La politica estera italiana sembra un tavolo di prestigiazione all’ora di punta: tre carte in movimento, il pubblico che osserva, e un banco che non svela mai dove sta il re di cuori. Tra Gaza, Ucraina, Bruxelles e Washington, il governo appare più impegnato a dosare simpatia e calcolo che a tracciare una rotta stabile.
Nella politica estera italiana domina l’arte dell’equilibrismo. Meloni, Salvini e Tajani maneggiano dossier delicati come carte di un mazzo, oscillando fra Europa, Trump, Netanyahu e Putin. Meloni, Salvini e Tajani si muovono fra Gaza, Kiev, Bruxelles e Washington con la destrezza – e i rischi – di chi deve tenere il banco senza mai scoprire del tutto le proprie intenzioni.
Meloni recita in doppia lingua. A Bruxelles si propone come partner affidabile, conquistando un posto nel “governo” di Ursula per assicurare a Fitto la poltrona di commissario. Ma nel retropalco non rinuncia all’abbraccio con l’amico americano, Trump, che considera l’Europa un avversario commerciale e strizza l’occhio a Putin. Sul conflitto in Medio Oriente, la premier dosa condanne e solidarietà, attenta a non alienarsi Washington e Gerusalemme. Salvini, come sempre, gioca d’istinto. Va in Israele, si fa fotografare mentre abbraccia Netanyahu e lo invita in Italia, sapendo che pende un mandato della Corte penale internazionale. Con Mosca il leader leghista è lineare: “nessun problema”, la minaccia arriva da sud, non da est. Tajani sceglie il ruolo di equilibrista sobrio. Europeista in salsa tedesca, preferisce restare nel cono d’ombra dei popolari e muoversi solo quando l’inerzia non basta più.

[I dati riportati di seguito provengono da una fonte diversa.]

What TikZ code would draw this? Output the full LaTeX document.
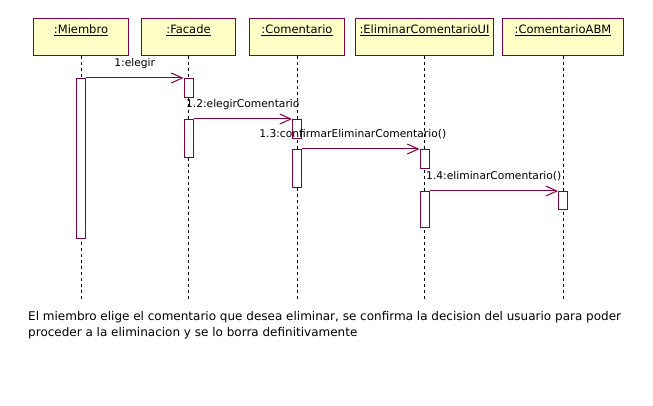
\documentclass[tikz,border=0pt]{standalone}
\usepackage{fontspec}
\setmainfont{DejaVu Sans}
\usetikzlibrary{arrows.meta}
\definecolor{umlline}{HTML}{800040}
\definecolor{umlfill}{HTML}{FFFFC8}
\tikzset{
  objbox/.style={draw=umlline, fill=umlfill, line width=1pt, anchor=north west,
    inner sep=4pt, text height=11pt, text depth=18pt, font=\fontsize{11.5}{12}\selectfont},
  lifeline/.style={black, line width=1pt, dash pattern=on 3pt off 3pt},
  act/.style={draw=umlline, fill=white, line width=1pt, anchor=north, inner sep=0pt,
    minimum width=9pt},
  msg/.style={umlline, line width=1pt, -{Straight Barb[length=11pt,width=10pt,line width=1pt]}},
  msglabel/.style={black, anchor=base, yshift=11pt, inner sep=0pt,
    font=\fontsize{10.7}{12}\selectfont}
}

\begin{document}
\begin{tikzpicture}[x=1pt, y=-1pt]
\useasboundingbox[fill=white] (0,0) rectangle (653,406);

% objetos
\node[objbox, minimum width=95pt] (miembro) at (33,18) {\underline{:Miembro}};
\node[objbox, minimum width=94pt] (facade) at (141,18) {\underline{:Facade}};
\node[objbox, minimum width=95pt] (comentario) at (249,18) {\underline{:Comentario}};
\node[objbox, minimum width=138pt] (eliminarui) at (355,18) {\underline{:EliminarComentarioUI}};
\node[objbox, minimum width=121pt] (abm) at (502,18) {\underline{:ComentarioABM}};

% lineas de vida
\foreach \obj in {miembro, facade, comentario, eliminarui, abm}
  \draw[lifeline] (\obj.south) -- (\obj.south |- 0,300);

% activaciones
\node[act, minimum height=160pt] (am) at (miembro.south |- 0,78) {};
\node[act, minimum height=19pt] (af1) at (facade.south |- 0,78) {};
\node[act, minimum height=38pt] (af2) at (facade.south |- 0,119) {};
\node[act, minimum height=19pt] (ac1) at (comentario.south |- 0,119) {};
\node[act, minimum height=38pt] (ac2) at (comentario.south |- 0,149) {};
\node[act, minimum height=19pt] (au1) at (eliminarui.south |- 0,149) {};
\node[act, minimum height=36pt] (au2) at (eliminarui.south |- 0,191) {};
\node[act, minimum height=18pt] (aa) at (abm.south |- 0,191) {};

% mensajes
\draw[msg] (am.north east) -- node[msglabel] {1:elegir} (af1.north west);
\draw[msg] (af2.north east) -- node[msglabel] {1.2:elegirComentario} (ac1.north west);
\draw[msg] (ac2.north east) -- node[msglabel, xshift=-8pt] {1.3:confirmarEliminarComentario()} (au1.north west);
\draw[msg] (au2.north east) -- node[msglabel] {1.4:eliminarComentario()} (aa.north west);

% descripcion
\node[anchor=north west, align=left, inner sep=0pt, font=\fontsize{12}{16}\selectfont] (desc) at (28,311)
  {El miembro elige el comentario que desea eliminar, se confirma la decision del usuario para poder\\
   proceder a la eliminacion y se lo borra definitivamente};
\end{tikzpicture}
\end{document}
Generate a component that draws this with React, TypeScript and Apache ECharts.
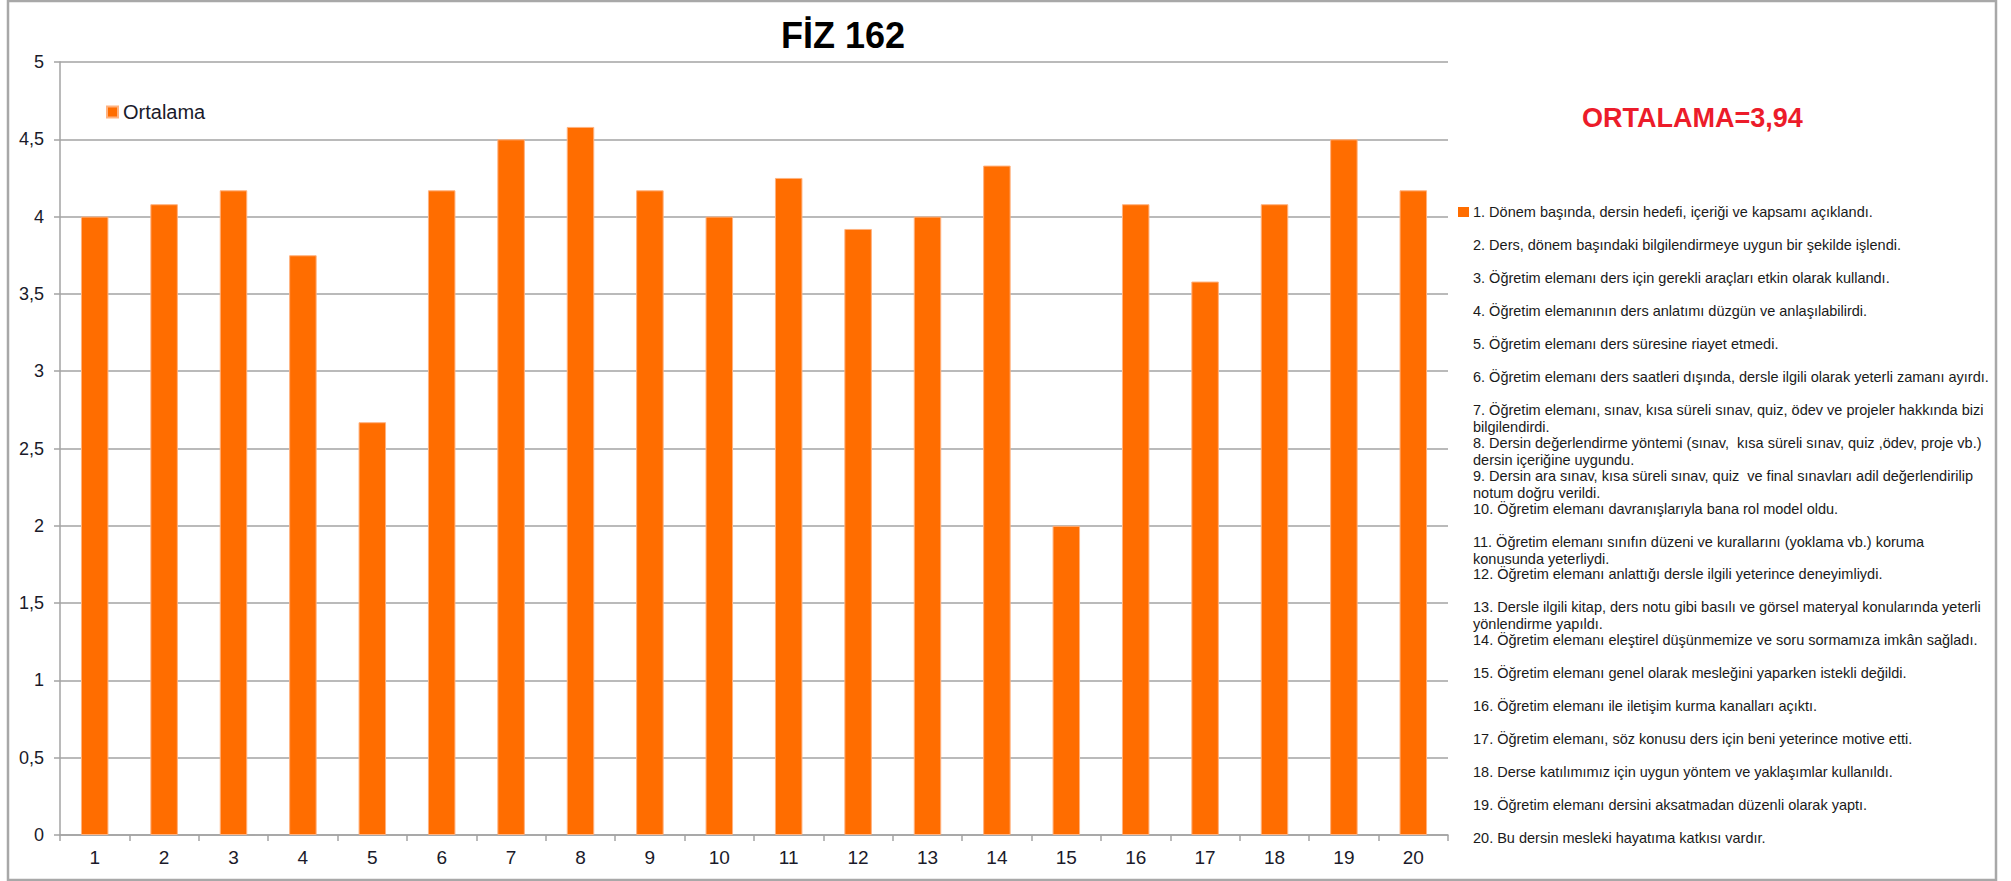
import React, { useEffect, useRef } from "react";
import * as echarts from "echarts";

const categories = ["1", "2", "3", "4", "5", "6", "7", "8", "9", "10", "11", "12", "13", "14", "15", "16", "17", "18", "19", "20"];
const ortalama = [4.0, 4.08, 4.17, 3.75, 2.67, 4.17, 4.5, 4.58, 4.17, 4.0, 4.25, 3.92, 4.0, 4.33, 2.0, 4.08, 3.58, 4.08, 4.5, 4.17];
const yTicks = { min: 0, max: 5, interval: 0.5 };
const titleText = "FİZ 162";
const seriesName = "Ortalama";
const summaryText = "ORTALAMA=3,94";
const questions = [
  "1. Dönem başında, dersin hedefi, içeriği ve kapsamı açıklandı.",
  "2. Ders, dönem başındaki bilgilendirmeye uygun bir şekilde işlendi.",
  "3. Öğretim elemanı ders için gerekli araçları etkin olarak kullandı.",
  "4. Öğretim elemanının ders anlatımı düzgün ve anlaşılabilirdi.",
  "5. Öğretim elemanı ders süresine riayet etmedi.",
  "6. Öğretim elemanı ders saatleri dışında, dersle ilgili olarak yeterli zamanı ayırdı.",
  "7. Öğretim elemanı, sınav, kısa süreli sınav, quiz, ödev ve projeler hakkında bizi\nbilgilendirdi.",
  "8. Dersin değerlendirme yöntemi (sınav,  kısa süreli sınav, quiz ,ödev, proje vb.)\ndersin içeriğine uygundu.",
  "9. Dersin ara sınav, kısa süreli sınav, quiz  ve final sınavları adil değerlendirilip\nnotum doğru verildi.",
  "10. Öğretim elemanı davranışlarıyla bana rol model oldu.",
  "11. Öğretim elemanı sınıfın düzeni ve kurallarını (yoklama vb.) koruma\nkonusunda yeterliydi.",
  "12. Öğretim elemanı anlattığı dersle ilgili yeterince deneyimliydi.",
  "13. Dersle ilgili kitap, ders notu gibi basılı ve görsel materyal konularında yeterli\nyönlendirme yapıldı.",
  "14. Öğretim elemanı eleştirel düşünmemize ve soru sormamıza imkân sağladı.",
  "15. Öğretim elemanı genel olarak mesleğini yaparken istekli değildi.",
  "16. Öğretim elemanı ile iletişim kurma kanalları açıktı.",
  "17. Öğretim elemanı, söz konusu ders için beni yeterince motive etti.",
  "18. Derse katılımımız için uygun yöntem ve yaklaşımlar kullanıldı.",
  "19. Öğretim elemanı dersini aksatmadan düzenli olarak yaptı.",
  "20. Bu dersin mesleki hayatıma katkısı vardır.",
];

const FONT = "'Liberation Sans', Arial, sans-serif";
const ORANGE = "#FF6D00";
const GRID_GRAY = "#a3a3a3";

export default function App() {
  const ref = useRef<HTMLDivElement>(null);

  useEffect(() => {
    document.body.style.margin = "0";
    if (!ref.current) return;
    const chart = echarts.init(ref.current, null, { renderer: "svg" });

    const questionTexts = questions.map((q, i) => ({
      type: "text",
      left: 1473,
      top: 212 + i * 32.95 - 8.5,
      style: {
        text: q,
        font: `14.5px ${FONT}`,
        fill: "#1a1a1a",
        lineHeight: 17,
      },
    }));

    chart.setOption({
      animation: false,
      backgroundColor: "#ffffff",
      title: {
        text: titleText,
        left: 838,
        top: 12,
        textAlign: "center",
        textStyle: { fontFamily: FONT, fontSize: 36, fontWeight: "bold", color: "#000" },
      },
      legend: {
        data: [seriesName],
        left: 101,
        top: 97,
        icon: "rect",
        itemWidth: 11,
        itemHeight: 11,
        itemGap: 4,
        textStyle: { fontFamily: FONT, fontSize: 20, color: "#1a1a2a" },
      },
      grid: { left: 60, top: 62, width: 1388, height: 773, containLabel: false },
      xAxis: {
        type: "category",
        data: categories,
        axisLine: { show: true, lineStyle: { color: GRID_GRAY, width: 1.5 } },
        axisTick: { show: true, length: 6, lineStyle: { color: GRID_GRAY, width: 1.5 } },
        axisLabel: { fontFamily: FONT, fontSize: 19, color: "#1a1a2a", margin: 13 },
      },
      yAxis: {
        type: "value",
        min: yTicks.min,
        max: yTicks.max,
        interval: yTicks.interval,
        axisLine: { show: true, lineStyle: { color: GRID_GRAY, width: 1.5 } },
        axisTick: { show: true, length: 6, lineStyle: { color: GRID_GRAY, width: 1.5 } },
        axisLabel: {
          fontFamily: FONT,
          fontSize: 18,
          color: "#1a1a2a",
          margin: 16,
          formatter: (v: number) => String(v).replace(".", ","),
        },
        splitLine: { show: true, lineStyle: { color: GRID_GRAY, width: 1.5 } },
      },
      series: [
        {
          name: seriesName,
          type: "bar",
          data: ortalama,
          barWidth: 27.5,
          itemStyle: { color: ORANGE, borderColor: "#ffb27f", borderWidth: 1 },
        },
      ],
      graphic: [
        {
          type: "rect",
          shape: { x: 8, y: 1, width: 1988, height: 879 },
          style: { fill: "none", stroke: "#a8a8a8", lineWidth: 2.5 },
          silent: true,
        },
        {
          type: "text",
          left: 1582,
          top: 119 - 15,
          style: {
            text: summaryText,
            font: `bold 27px ${FONT}`,
            fill: "#ec1c2a",
          },
        },
        {
          type: "rect",
          shape: { x: 1458, y: 207, width: 11, height: 10 },
          style: { fill: ORANGE },
        },
        ...questionTexts,
      ],
    });

    return () => chart.dispose();
  }, []);

  return <div ref={ref} style={{ width: 2011, height: 881 }} />;
}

Si corre però un rischio serio: il Paese, oscillando fra fedeltà atlantica, simpatia trumpiana, aperture a Netanyahu e indulgenze putiniane, rischia di perdere fiducia e considerazione, di non contare niente, proprio mentre i conflitti – da Gaza all’Ucraina – ridisegnano la sicurezza del continente. L’Italia appare affidabile a giorni alterni, e nei consessi internazionali la reputazione non è un gettone da puntare e ritirare a piacere.
In politica estera il banco non è sempre “a favore della casa”: se si sbaglia mossa, il conto arriva in fretta. E allora il gioco delle tre carte, se ti…giochi la fiducia dei partner, può trasformarsi in una perdita secca per l’intero Paese.